THE PRIMARY QUESTION FOR CONSIDERATION IN THIS CASE IS NOT WHETHER THE CONTRACTOR MADE AN ERROR IN ITS BID, AS ALLEGED, BUT RATHER WHETHER THE ACCEPTANCE OF THE BID CONSUMMATED A VALID AND BINDING OBLIGATION ON THE PARTIES. FROM WHAT HAS BEEN SAID ABOVE IT SEEMS CLEAR THAT BIDS WERE DESIRED ON THE BASIS OF A FIXED PRICE WHICH WOULD INCLUDE ALL APPLICABLE TAXES IN EFFECT AT THE TIME. THE CONTRACTOR ADMITTED THAT IT WAS AWARE OF THE APPLICATION OF THE TAX TO THE EQUIPMENT HERE INVOLVED, AND THE ONLY EXPLANATION FOR THE MISTAKE IS THAT IT SIMPLY NEGLECTED TO INCLUDE THE AMOUNT OF SUCH TAX IN THE BID.

IT APPEARS CLEAR FROM THE RECORD IN THIS CASE THAT THE ALLEGED MISTAKE WAS IN NO WAY CAUSED OR CONTRIBUTED TO BY THE GOVERNMENT. ANY ERROR THAT MAY HAVE BEEN MADE WAS UNILATERAL--- NOT MUTUAL--- AND, THEREFORE, DOES NOT ENTITLE THE CONTRACTOR TO RELIEF. SEE UNITED STATES V. SABIN METALS CORPORATIONS, 158 F.SUPP. 683, AFFIRMED 253 F.2D 956; ALSO, SEE 20 COMP. GEN. 652, AND 26 ID. 415.
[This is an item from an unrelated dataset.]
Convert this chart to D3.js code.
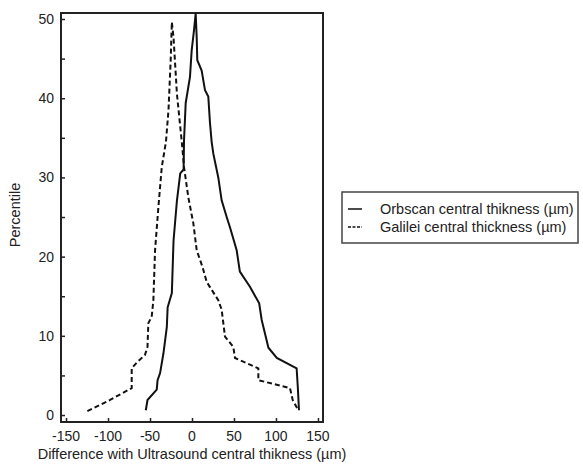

WHILE WE HAVE IN CERTAIN INSTANCES APPROVED CORRECTION OF SUPPLY SCHEDULE CONTRACTS TO PERMIT ADDITION OR CORRECTION OF APPLICABLE FEDERAL EXCISE TAXES, IN THOSE CASES THE ERROR WAS ALLEGED WITH REASONABLE PROMPTNESS. IN THIS CASE THE CONTRACTOR WAITED FOR TWO YEARS BEFORE BRINGING THE ERROR TO THE ATTENTION OF YOUR AGENCY, DURING WHICH TIME ONE ANNUAL CONTRACT HAD FULLY EXPIRED AND THE SECOND HAD RUN FOR MORE THAN NINE MONTHS. ALTHOUGH YOU STATE THAT SOME DELIVERIES AND PAYMENTS UNDER THE LAST CONTRACT HAVE NOT BEEN COMPLETED, WE DO NOT FEEL THAT AMENDMENT SHOULD NOW BE MADE, SINCE THERE IS NO CLEAR SHOWING OF MUTUAL MISTAKE.

IN RESPONSE TO YOUR REQUEST, THE ENCLOSURES TO YOUR LETTER ARE RETURNED HEREWITH.